I love Dictionary.com. Since I never made it through the entire dictionary (I did try, in my grade school days ... but only made it to the third page of the As!), I subscribe to its Word of the Day e-mails in the hopes of enlightening myself with lots of new and fascinating words ... not always words that can be used in picture books ... but informative nonetheless!

Like today's word ... thaumaturgy (THAW-muh-tuhr-jee) ... a noun meaning "The performance of miracles or magic." Who knew?!

Well ... maybe you knew that ... but I didn't.

And, yesterday's word ... I had no idea a word existed for the phenomena that always seems to happen when you're speaking to a large group of people ... you know, when you flip-flop the first sounds or letters of a pair of words in a sentence, and end up saying something that sounds like gibberish?!

It's called spoonerism (SPOO-nuh-riz-uhm), a noun that means "The transposition of usually initial sounds in a pair of words."

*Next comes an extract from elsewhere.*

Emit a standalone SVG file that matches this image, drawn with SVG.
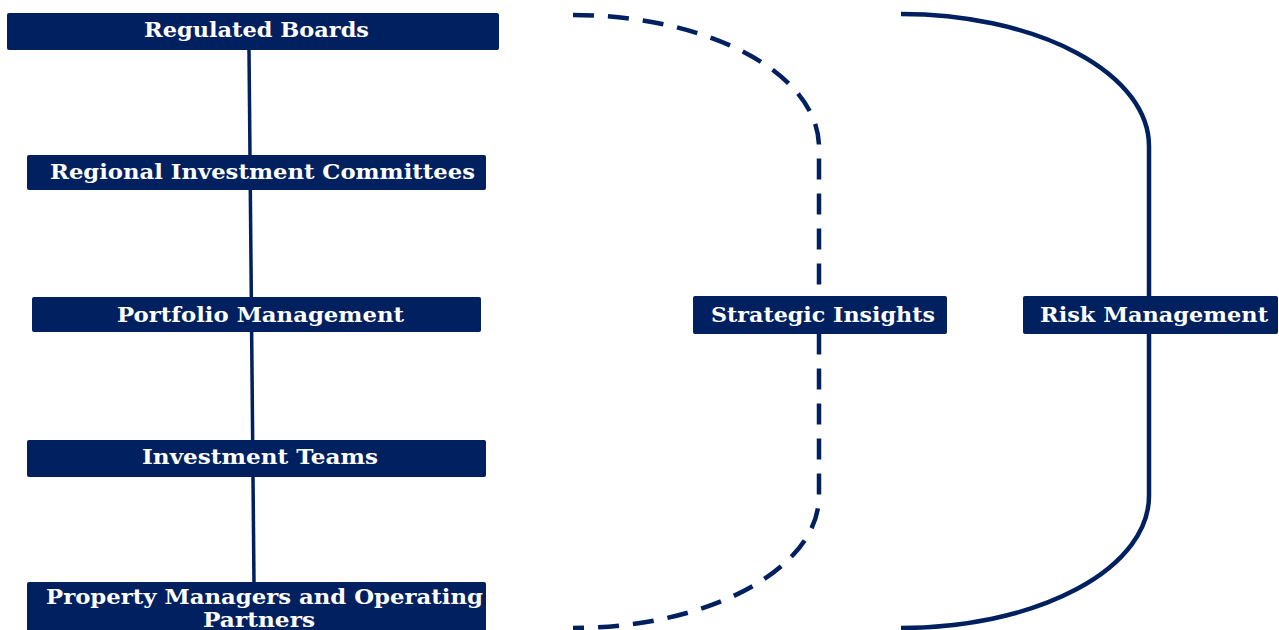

Please tell me I'm not the only person who was not aware there was an actual word for this affliction!

Apparently (I thought this was fascinating), it hails from the Rev. William Archibald Spooner, who was a very kind but nervous clergyman and educator who committed this little flip-flopping of sounds quite a bit ... enough to get a word placed in the dictionary as a result!

Some of his examples included ...
"We all know what it is to have a half-warmed fish ["half-formed wish"] inside us."
"It is kisstomary to cuss ["customary to kiss"] the bride."

So, thank you Dictionary.com, for enlightening me, once again, to all those words out there that I had no idea even existed! It certainly helps with the goal to "learn something new every day"!